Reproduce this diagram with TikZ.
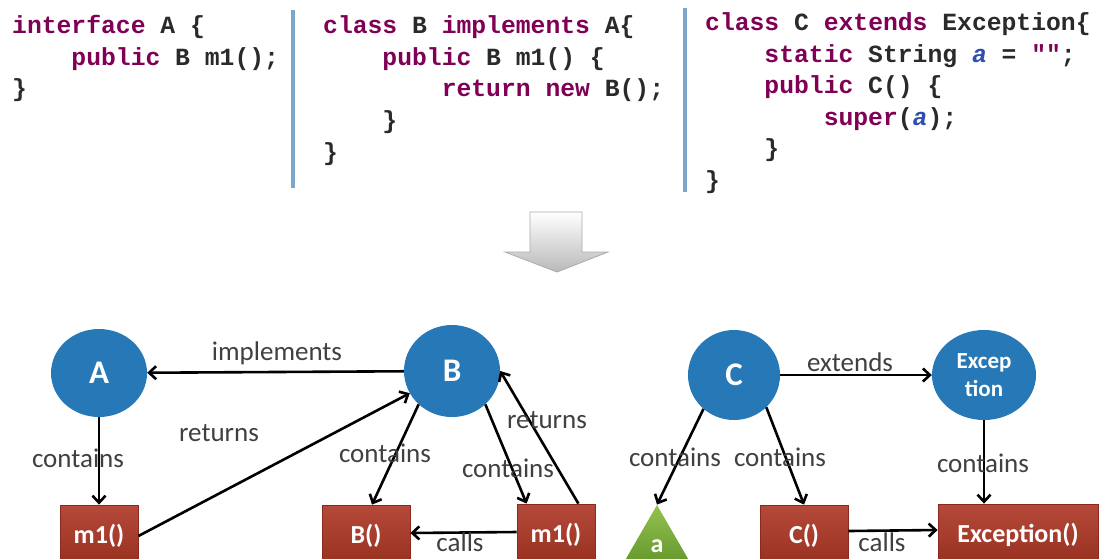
\documentclass[tikz,border=0pt]{standalone}
\usepackage{fontspec}
\setmainfont{Carlito}
\newfontfamily\codefont{Liberation Mono}
\usetikzlibrary{arrows.meta,shapes.geometric}
\definecolor{kw}{HTML}{7F0055}
\definecolor{idc}{HTML}{2A2A2A}
\definecolor{fldc}{HTML}{2F4FB0}
\definecolor{sepc}{HTML}{7BA7CC}
\definecolor{cblue}{HTML}{2678B6}
\definecolor{boxtop}{HTML}{B5493A}
\definecolor{boxbot}{HTML}{96301F}
\definecolor{boxedge}{HTML}{8A2A1E}
\definecolor{grtop}{HTML}{93C24E}
\definecolor{grbot}{HTML}{5F9129}
\definecolor{lblc}{HTML}{404040}
\newcommand{\kw}[1]{\textcolor{kw}{#1}}
\newcommand{\fldname}[1]{\textcolor{fldc}{\textit{#1}}}
\newcommand{\ind}{\hspace*{59.28pt}}
\begin{document}
\begin{tikzpicture}[x=1pt,y=-1pt,
  code/.style={anchor=base west, inner sep=0pt, font=\codefont\bfseries\fontsize{24.7}{31}\selectfont, text=idc},
  sepline/.style={draw=sepc, line width=4pt},
  cls/.style={ellipse, fill=cblue, inner sep=0pt, text=white, font=\bfseries\fontsize{33}{36}\selectfont},
  mbox/.style={rectangle, minimum height=62pt, inner sep=0pt, top color=boxtop, bottom color=boxbot, draw=boxedge, line width=0.8pt, text=white, font=\bfseries\fontsize{26}{30}\selectfont},
  fieldtri/.style={regular polygon, regular polygon sides=3, minimum size=89.4pt, inner sep=0pt, top color=grtop, bottom color=grbot, text=white, font=\bfseries\fontsize{26}{30}\selectfont},
  lbl/.style={inner sep=0pt, text=lblc, font=\fontsize{27}{32}\selectfont},
  arr/.style={draw=black, line width=2.6pt, -{Straight Barb[length=7pt,width=13pt]}}
]
\useasboundingbox (0,0) rectangle (1099,558);
\clip (0,0) rectangle (1099,558);
\fill[white] (0,0) rectangle (1099,558);

% code column 1
\node[code] (a1) at (12,33) {\kw{interface} A \{};
\node[code] (a2) at (12,65) {\ind\kw{public} B m1();};
\node[code] (a3) at (12,96) {\}};
\draw[sepline] (293,10) -- (293,188);
% code column 2
\node[code] (b1) at (323,33) {\kw{class} B \kw{implements} A\{};
\node[code] (b2) at (323,65) {\ind\kw{public} B m1() \{};
\node[code] (b3) at (323,96) {\ind\ind\kw{return} \kw{new} B();};
\node[code] (b4) at (323,128) {\ind\}};
\node[code] (b5) at (323,160) {\}};
\draw[sepline] (685,8) -- (685,192);
% code column 3
\node[code] (c1) at (705,30) {\kw{class} C \kw{extends} Exception\{};
\node[code] (c2) at (705,62) {\ind\kw{static} String \fldname{a} = \kw{""};};
\node[code] (c3) at (705,93) {\ind\kw{public} C() \{};
\node[code] (c4) at (705,125) {\ind\ind\kw{super}(\fldname{a});};
\node[code] (c5) at (705,156) {\ind\}};
\node[code] (c6) at (705,188) {\}};

% transformation arrow
\draw[draw=gray!65, top color=white, bottom color=gray!55, line width=0.8pt]
  (530,212) -- (582,212) -- (582,252) -- (608,252) -- (557,272) -- (505,252) -- (530,252) -- cycle;

% graph nodes
\node[cls, minimum width=96pt, minimum height=88pt] (A) at (99,373) {A};
\node[cls, minimum width=96pt, minimum height=92pt] (B) at (452,371) {B};
\node[cls, minimum width=92pt, minimum height=90pt] (C) at (734,375) {C};
\node[cls, minimum width=104pt, minimum height=90pt, align=center, font=\bfseries\fontsize{23}{28}\selectfont] (Exc) at (984,375) {Excep\\tion};

\node[mbox, minimum width=78pt] (m1a) at (99,536) {m1()};
\node[mbox, minimum width=88pt] (Bc) at (366,536) {B()};
\node[mbox, minimum width=78pt] (m1b) at (556,535) {m1()};
\node[fieldtri] (fa) at (657,549.7) {\raisebox{7pt}{a}};
\node[mbox, minimum width=88pt] (Cc) at (804,536) {C()};
\node[mbox, minimum width=160pt] (Excb) at (1018,535) {Exception()};

% connectors
\draw[arr] (B) -- (A);
\draw[arr] (A) -- (m1a);
\draw[arr] (m1a.east) -- (B);
\draw[arr] (B.225) -- ([xshift=6pt]Bc.north);
\draw[arr] (B.315) -- ([xshift=10pt]m1b.north west);
\draw[arr] ([xshift=-17pt]m1b.north east) -- (B.east);
\draw[arr] ([yshift=3pt]m1b.west) -- ([yshift=3pt]Bc.east);
\draw[arr] (C) -- (Exc);
\draw[arr] (C.228) -- (fa.corner 1);
\draw[arr] (C.315) -- (Cc.north);
\draw[arr] (Exc) -- (Exc |- Excb.north);
\draw[arr] ([yshift=5pt]Cc.east) -- ([yshift=5pt]Excb.west);

% labels
\node[lbl] (limpl) at (277,353) {implements};
\node[lbl] (lca) at (78,458) {contains};
\node[lbl] (lra) at (219,433) {returns};
\node[lbl] (lcb1) at (385,453) {contains};
\node[lbl] (lcb2) at (508,468) {contains};
\node[lbl] (lrb) at (547,420) {returns};
\node[lbl] (lcallb) at (460,542) {calls};
\node[lbl] (lext) at (850,362) {extends};
\node[lbl] (lcc1) at (675,457) {contains};
\node[lbl] (lcc2) at (780,457) {contains};
\node[lbl] (lce) at (983,463) {contains};
\node[lbl] (lcallc) at (882,542) {calls};
\end{tikzpicture}
\end{document}
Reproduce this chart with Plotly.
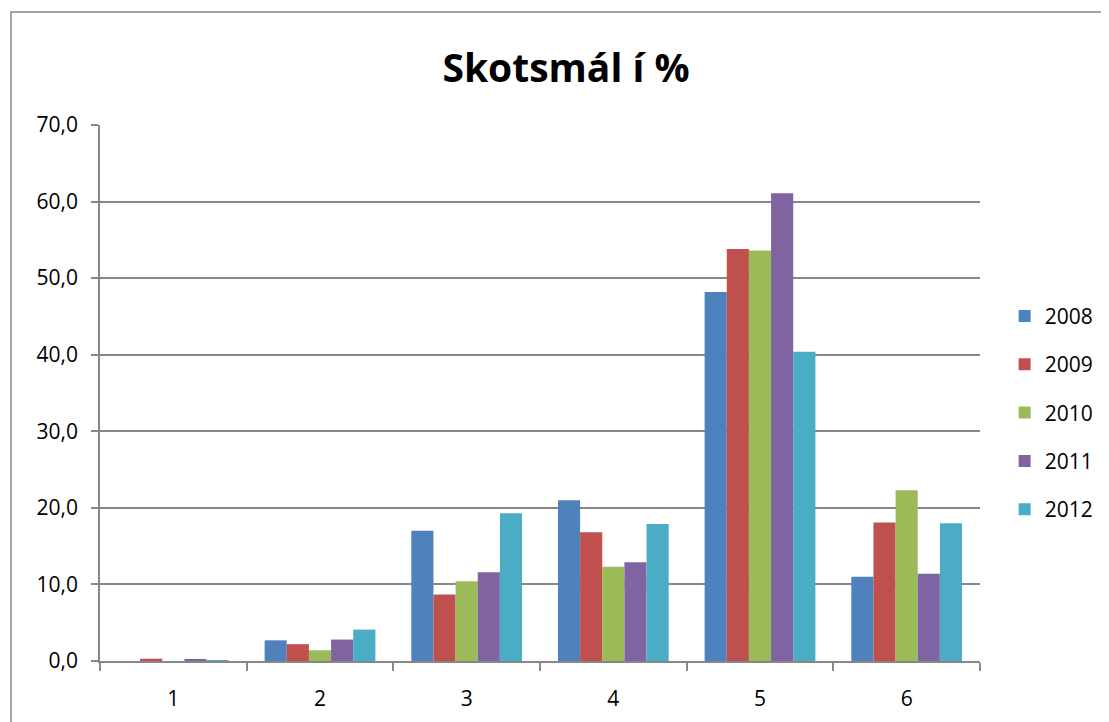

:::

- **Job**
Output the records above exactly; leave out the pictures.

- **Written response**
Reproduce this diagram with TikZ.
\documentclass[tikz,border=0pt]{standalone}
\usepackage{fontspec}
\setmainfont{Carlito}
\newfontfamily\codefont{Liberation Mono}
\usetikzlibrary{arrows.meta,shapes.geometric}
\definecolor{kw}{HTML}{7F0055}
\definecolor{idc}{HTML}{2A2A2A}
\definecolor{fldc}{HTML}{2F4FB0}
\definecolor{sepc}{HTML}{7BA7CC}
\definecolor{cblue}{HTML}{2678B6}
\definecolor{boxtop}{HTML}{B5493A}
\definecolor{boxbot}{HTML}{96301F}
\definecolor{boxedge}{HTML}{8A2A1E}
\definecolor{grtop}{HTML}{93C24E}
\definecolor{grbot}{HTML}{5F9129}
\definecolor{lblc}{HTML}{404040}
\newcommand{\kw}[1]{\textcolor{kw}{#1}}
\newcommand{\fldname}[1]{\textcolor{fldc}{\textit{#1}}}
\newcommand{\ind}{\hspace*{59.28pt}}
\begin{document}
\begin{tikzpicture}[x=1pt,y=-1pt,
  code/.style={anchor=base west, inner sep=0pt, font=\codefont\bfseries\fontsize{24.7}{31}\selectfont, text=idc},
  sepline/.style={draw=sepc, line width=4pt},
  cls/.style={ellipse, fill=cblue, inner sep=0pt, text=white, font=\bfseries\fontsize{33}{36}\selectfont},
  mbox/.style={rectangle, minimum height=62pt, inner sep=0pt, top color=boxtop, bottom color=boxbot, draw=boxedge, line width=0.8pt, text=white, font=\bfseries\fontsize{26}{30}\selectfont},
  fieldtri/.style={regular polygon, regular polygon sides=3, minimum size=89.4pt, inner sep=0pt, top color=grtop, bottom color=grbot, text=white, font=\bfseries\fontsize{26}{30}\selectfont},
  lbl/.style={inner sep=0pt, text=lblc, font=\fontsize{27}{32}\selectfont},
  arr/.style={draw=black, line width=2.6pt, -{Straight Barb[length=7pt,width=13pt]}}
]
\useasboundingbox (0,0) rectangle (1099,558);
\clip (0,0) rectangle (1099,558);
\fill[white] (0,0) rectangle (1099,558);

% code column 1
\node[code] (a1) at (12,33) {\kw{interface} A \{};
\node[code] (a2) at (12,65) {\ind\kw{public} B m1();};
\node[code] (a3) at (12,96) {\}};
\draw[sepline] (293,10) -- (293,188);
% code column 2
\node[code] (b1) at (323,33) {\kw{class} B \kw{implements} A\{};
\node[code] (b2) at (323,65) {\ind\kw{public} B m1() \{};
\node[code] (b3) at (323,96) {\ind\ind\kw{return} \kw{new} B();};
\node[code] (b4) at (323,128) {\ind\}};
\node[code] (b5) at (323,160) {\}};
\draw[sepline] (685,8) -- (685,192);
% code column 3
\node[code] (c1) at (705,30) {\kw{class} C \kw{extends} Exception\{};
\node[code] (c2) at (705,62) {\ind\kw{static} String \fldname{a} = \kw{""};};
\node[code] (c3) at (705,93) {\ind\kw{public} C() \{};
\node[code] (c4) at (705,125) {\ind\ind\kw{super}(\fldname{a});};
\node[code] (c5) at (705,156) {\ind\}};
\node[code] (c6) at (705,188) {\}};

% transformation arrow
\draw[draw=gray!65, top color=white, bottom color=gray!55, line width=0.8pt]
  (530,212) -- (582,212) -- (582,252) -- (608,252) -- (557,272) -- (505,252) -- (530,252) -- cycle;

% graph nodes
\node[cls, minimum width=96pt, minimum height=88pt] (A) at (99,373) {A};
\node[cls, minimum width=96pt, minimum height=92pt] (B) at (452,371) {B};
\node[cls, minimum width=92pt, minimum height=90pt] (C) at (734,375) {C};
\node[cls, minimum width=104pt, minimum height=90pt, align=center, font=\bfseries\fontsize{23}{28}\selectfont] (Exc) at (984,375) {Excep\\tion};

\node[mbox, minimum width=78pt] (m1a) at (99,536) {m1()};
\node[mbox, minimum width=88pt] (Bc) at (366,536) {B()};
\node[mbox, minimum width=78pt] (m1b) at (556,535) {m1()};
\node[fieldtri] (fa) at (657,549.7) {\raisebox{7pt}{a}};
\node[mbox, minimum width=88pt] (Cc) at (804,536) {C()};
\node[mbox, minimum width=160pt] (Excb) at (1018,535) {Exception()};

% connectors
\draw[arr] (B) -- (A);
\draw[arr] (A) -- (m1a);
\draw[arr] (m1a.east) -- (B);
\draw[arr] (B.225) -- ([xshift=6pt]Bc.north);
\draw[arr] (B.315) -- ([xshift=10pt]m1b.north west);
\draw[arr] ([xshift=-17pt]m1b.north east) -- (B.east);
\draw[arr] ([yshift=3pt]m1b.west) -- ([yshift=3pt]Bc.east);
\draw[arr] (C) -- (Exc);
\draw[arr] (C.228) -- (fa.corner 1);
\draw[arr] (C.315) -- (Cc.north);
\draw[arr] (Exc) -- (Exc |- Excb.north);
\draw[arr] ([yshift=5pt]Cc.east) -- ([yshift=5pt]Excb.west);

% labels
\node[lbl] (limpl) at (277,353) {implements};
\node[lbl] (lca) at (78,458) {contains};
\node[lbl] (lra) at (219,433) {returns};
\node[lbl] (lcb1) at (385,453) {contains};
\node[lbl] (lcb2) at (508,468) {contains};
\node[lbl] (lrb) at (547,420) {returns};
\node[lbl] (lcallb) at (460,542) {calls};
\node[lbl] (lext) at (850,362) {extends};
\node[lbl] (lcc1) at (675,457) {contains};
\node[lbl] (lcc2) at (780,457) {contains};
\node[lbl] (lce) at (983,463) {contains};
\node[lbl] (lcallc) at (882,542) {calls};
\end{tikzpicture}
\end{document}
Reproduce this chart with Plotly.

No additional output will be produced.